Mount Chance is a granite dome, otherwise knows as a Batholith.
Mount Chance is a granite dome, otherwise knows as a Batholith.

Southwards and eastwards the Track crosses increasingly flat and lower lying terrain. Some stretches in D'Entrecasteaux National Park are flooded up to knee deep between July and November. The Park is named for Rear Admiral Joseph Antoine Bruni D’Entrecasteaux, whose expedition explored the Australian coast in the 1790s.  There, the Track continues east and crosses the Shannon River at Dog Pool, a lovely camping spot amongst the karri. Winter rainwater slowly drains across the flat landscape into beautiful Lake Maringup, the second largest freshwater lake in WA, and via the Shannon and Inlet Rivers into Broke Inlet which is the largest, most pristine inlet of the south coast.

This Pingerup Plains can be waterlogged during winter.
This Pingerup Plains can be waterlogged during winter.

Walking from Woolbales towards Walpole a growing sense of expectation builds with the proximity of the coastal cliffs, bluffs, beaches and the wild ocean beyond. At Mandalay Beach walkers from the north catch their first glimpse of the Southern Ocean with Chatham Island looming large.
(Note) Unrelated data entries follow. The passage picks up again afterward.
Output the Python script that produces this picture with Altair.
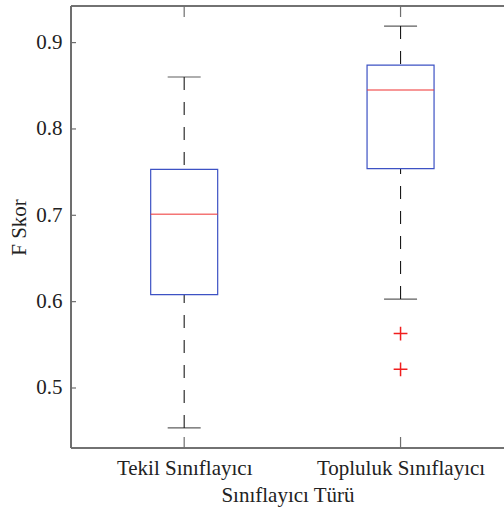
import altair as alt
import pandas as pd

# ---- data ----
categories = ["Tekil Sınıflayıcı", "Topluluk Sınıflayıcı"]
positions = [1, 2]
whisker_low = [0.4537, 0.603]
q1 = [0.6082, 0.754]
median = [0.7012, 0.8451]
q3 = [0.7533, 0.874]
whisker_high = [0.8602, 0.9192]
outlier_cat = [2, 2]
outlier_val = [0.563, 0.5216]
y_ticks = [0.5, 0.6, 0.7, 0.8, 0.9]

W, H = 433, 442
FONT = "Times New Roman, Liberation Serif, serif"
FRAME = "#6e6e6e"

box = pd.DataFrame({
    "cat": categories, "pos": positions, "lo": whisker_low, "q1": q1,
    "med": median, "q3": q3, "hi": whisker_high,
})
out = pd.DataFrame({"pos": outlier_cat, "val": outlier_val})
yt = pd.DataFrame({"v": y_ticks})

label_expr = "datum.value == 1 ? '%s' : (datum.value == 2 ? '%s' : '')" % (categories[0], categories[1])

xs = alt.Scale(domain=[0.5, 2.455], nice=False, zero=False)
ys = alt.Scale(domain=[0.4305, 0.9424], nice=False, zero=False)

x_enc = alt.X("pos:Q", scale=xs, title="Sınıflayıcı Türü",
              axis=alt.Axis(orient="bottom", values=positions, labelExpr=label_expr, ticks=False,
                            grid=False, domain=False,
                            labelFont=FONT, labelFontSize=21, labelColor="#222",
                            labelPadding=9, titleFont=FONT, titleFontSize=21,
                            titleFontWeight="normal", titleColor="#222", titlePadding=6))
y_axis = alt.Axis(orient="left", values=y_ticks, format=".1f", ticks=False, grid=False,
                  domain=False,
                  labelFont=FONT, labelFontSize=21, labelColor="#222", labelPadding=9,
                  titleFont=FONT, titleFontSize=21, titleFontWeight="normal",
                  titleColor="#222", titlePadding=6)


def X():
    return alt.X("pos:Q", scale=xs)


def Y(f):
    return alt.Y(f, scale=ys)


base = alt.Chart(box)

upper = base.mark_rule(color="#1a1a1a", strokeWidth=1.1, strokeDash=[13, 12]).encode(
    x=x_enc, y=alt.Y("hi:Q", scale=ys, title="F Skor", axis=y_axis), y2="q3:Q")
lower = base.mark_rule(color="#1a1a1a", strokeWidth=1.1, strokeDash=[13, 12]).encode(
    x=X(), y=Y("lo:Q"), y2="q1:Q")
cap_hi = base.mark_tick(color="#1a1a1a", size=33, thickness=1.2, orient="horizontal").encode(
    x=X(), y=Y("hi:Q"))
cap_lo = base.mark_tick(color="#1a1a1a", size=33, thickness=1.2, orient="horizontal").encode(
    x=X(), y=Y("lo:Q"))
boxes = base.mark_bar(size=67, fill="white", fillOpacity=0, stroke="#3d52c4", strokeWidth=1.2).encode(
    x=X(), y=Y("q1:Q"), y2="q3:Q")
med = base.mark_tick(color="#f03a3a", size=67, thickness=1.3, orient="horizontal").encode(
    x=X(), y=Y("med:Q"))
outl = alt.Chart(out).mark_point(shape="M-1,0H1M0,-1V1", size=190, color="#f01e1e",
                                 strokeWidth=1.5, filled=False, opacity=1).encode(
    x=X(), y=Y("val:Q"))

# inward ticks and frame (left, bottom, top)
xt_bot = base.mark_rule(color=FRAME, strokeWidth=1.2).encode(
    x=X(), y=alt.value(H), y2=alt.value(H - 11))
xt_top = base.mark_rule(color=FRAME, strokeWidth=1.2).encode(
    x=X(), y=alt.value(0), y2=alt.value(11))
ytk = alt.Chart(yt).mark_rule(color=FRAME, strokeWidth=1.2).encode(
    y=Y("v:Q"), x=alt.value(0), x2=alt.value(5))
top = alt.Chart(yt).mark_rule(color=FRAME, strokeWidth=1.2).encode(
    y=alt.value(0), x=alt.value(0), x2=alt.value(W))
bottom = alt.Chart(yt).mark_rule(color=FRAME, strokeWidth=1.2).encode(
    y=alt.value(H), x=alt.value(0), x2=alt.value(W))
left = alt.Chart(yt).mark_rule(color=FRAME, strokeWidth=1.2).encode(
    x=alt.value(0), y=alt.value(0), y2=alt.value(H))

chart = alt.layer(upper, lower, cap_hi, cap_lo, boxes, med, outl,
                  xt_bot, xt_top, ytk, top, bottom, left).properties(
    width=W, height=H,
    autosize=alt.AutoSizeParams(type="none"),
    padding={"left": 71, "top": 6, "right": 0, "bottom": 66},
    background="white",
).configure_view(stroke="transparent", strokeWidth=0)

chart.save("out.html", embed_options={"renderer": "svg", "actions": False})
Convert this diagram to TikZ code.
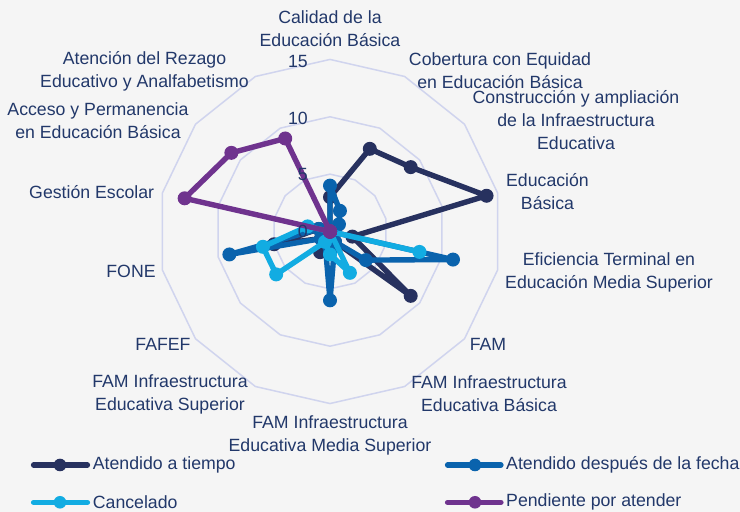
\documentclass[tikz,border=0pt]{standalone}
\usepackage{fontspec}
\setmainfont{Liberation Sans}
\definecolor{txt}{HTML}{22386A}
\definecolor{cA}{HTML}{27315F}
\definecolor{cB}{HTML}{0A63AD}
\definecolor{cC}{HTML}{12ACE2}
\definecolor{cD}{HTML}{6F338E}
\definecolor{gridc}{HTML}{D0D4EE}
\definecolor{bgc}{HTML}{F5F5F5}
\newcommand\radarseries[3]{%
  \foreach \v [count=\i from 0] in {#3} {
    \coordinate (#1\i) at ({90-\i*360/14}:{\v*11.47});
  }
  \draw[serline=#2] (#10) \foreach \i in {1,...,13}{ -- (#1\i) } -- cycle;
  \foreach \i in {0,...,13} \fill[#2] (#1\i) circle (7);
}
\begin{document}
\begin{tikzpicture}[x=1bp,y=1bp,
  lbl/.style={font=\fontsize{17.7bp}{23bp}\selectfont, text=txt, align=center, inner sep=0pt},
  serline/.style={line width=5.4bp, line join=round, draw=#1},
  legline/.style={line width=5.2bp, line cap=round, draw=#1},
  gridline/.style={draw=gridc, line width=1.5bp, line join=round}]
\fill[bgc] (0,0) rectangle (740,512);
\useasboundingbox (0,0) rectangle (740,512);
\coordinate (C) at (330,280.5);
\begin{scope}[shift={(C)}]
  \foreach \r in {5,10,15}
    \draw[gridline] (90:{\r*11.47}) \foreach \k in {1,...,13}{ -- ({90-\k*360/14}:{\r*11.47}) } -- cycle;
  \radarseries{A}{cA}{3,8,9,14,2,9,1,1,2,1,5,1,0,0}
  \radarseries{B}{cB}{4,2,1,0,11,4,1,6,1,1,9,1,0,0}
  \radarseries{C}{cC}{0,0,0,0,8,0,4,2,1,6,6,2,0,0}
  \radarseries{D}{cD}{0,0,0,0,0,0,0,0,0,0,0,13,11,9}
\end{scope}
% ring labels
\node[lbl, anchor=east] (r15) at (308,450.3) {15};
\node[lbl, anchor=east] (r10) at (308,393.7) {10};
\node[lbl, anchor=east] (r5) at (308,337) {5};
\node[lbl, anchor=east] (r0) at (308,280.3) {0};
% category labels
\node[lbl] (l0) at (330,483) {Calidad de la\\Educación Básica};
\node[lbl] (l1) at (500,441) {Cobertura con Equidad\\en Educación Básica};
\node[lbl] (l2) at (576,391.5) {Construcción y ampliación\\de la Infraestructura\\Educativa};
\node[lbl] (l3) at (547.5,320) {Educación\\Básica};
\node[lbl] (l4) at (609,239.7) {Eficiencia Terminal en\\Educación Media Superior};
\node[lbl] (l5) at (488,168) {FAM};
\node[lbl] (l6) at (489,118) {FAM Infraestructura\\Educativa Básica};
\node[lbl] (l7) at (330,76.5) {FAM Infraestructura\\Educativa Media Superior};
\node[lbl] (l8) at (170,118) {FAM Infraestructura\\Educativa Superior};
\node[lbl] (l9) at (163,168) {FAFEF};
\node[lbl] (l10) at (131,241) {FONE};
\node[lbl] (l11) at (91.7,320.3) {Gestión Escolar};
\node[lbl] (l12) at (98,391.5) {Acceso y Permanencia\\en Educación Básica};
\node[lbl] (l13) at (144.5,441) {Atención del Rezago\\Educativo y Analfabetismo};
% legend
\coordinate (la1) at (33.5,47); \coordinate (la2) at (87.5,47); \coordinate (lam) at (60,47);
\draw[legline=cA] (la1) -- (la2); \fill[cA] (lam) circle (6.3);
\node[lbl, anchor=west] (ta) at (92.7,47) {Atendido a tiempo};
\coordinate (lc1) at (33.5,9.7); \coordinate (lc2) at (87.5,9.7); \coordinate (lcm) at (60,9.7);
\draw[legline=cC] (lc1) -- (lc2); \fill[cC] (lcm) circle (6.3);
\node[lbl, anchor=west] (tc) at (92.7,9.7) {Cancelado};
\coordinate (lb1) at (447.5,47); \coordinate (lb2) at (501,47); \coordinate (lbm) at (475,47);
\draw[legline=cB] (lb1) -- (lb2); \fill[cB] (lbm) circle (6.3);
\node[lbl, anchor=west] (tb) at (506,47) {Atendido después de la fecha};
\coordinate (ld1) at (447.5,9.7); \coordinate (ld2) at (501,9.7); \coordinate (ldm) at (475,9.7);
\draw[legline=cD] (ld1) -- (ld2); \fill[cD] (ldm) circle (6.3);
\node[lbl, anchor=west] (td) at (506,9.7) {Pendiente por atender};
\end{tikzpicture}
\end{document}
The beach is named after the Norwegian barque “Mandalay” that was wrecked just out to sea in 1911. Very occasionally, when the tide is right, the wreck can be seen, its timbers poking forlornly out of the water.

Chatham Island can be seen on the approach to Mandalay Beach.
Chatham Island can be seen on the approach to Mandalay Beach.

 

Nyoongar Aboriginal people had long referred to this area as Nor-Nor-Nup, the place of the Norne or black snake. Sealers and whalers were the first outsiders to arrive on Walpole's coast in the early 1800’s. Their glowing reports of sheltered inlets, deep rivers and huge trees brought several explorers into the area, which they named Nornalup Inlet.

 

 

 

Red Tingle trees are unique to the Walpole area.
Red Tingle trees are unique to the Walpole area.
   

On the way to Walpole, the impressive granite cliffs of Long Point and Point Nuyts are seen, before walkers cross Nuyts Wilderness, Deep River and the tingle clad Mount Clare. The natural occurrence of four species of rare eucalypt is restricted to the Walpole vicinity. In addition, the forest holds three species of tingle trees; the yellow tingle, the Rate's tingle and the red tingle. The larger specimens of tingle are more than 400 years old and attain a great size. The massive red tingle trees are encountered for the first time at Mount Clare, before the Track descends to Walpole.

 "... the most romantic (scenery) I ever witnessed in the other quarters of the globe"—Scotsman William Clark describing Walpole in 1841.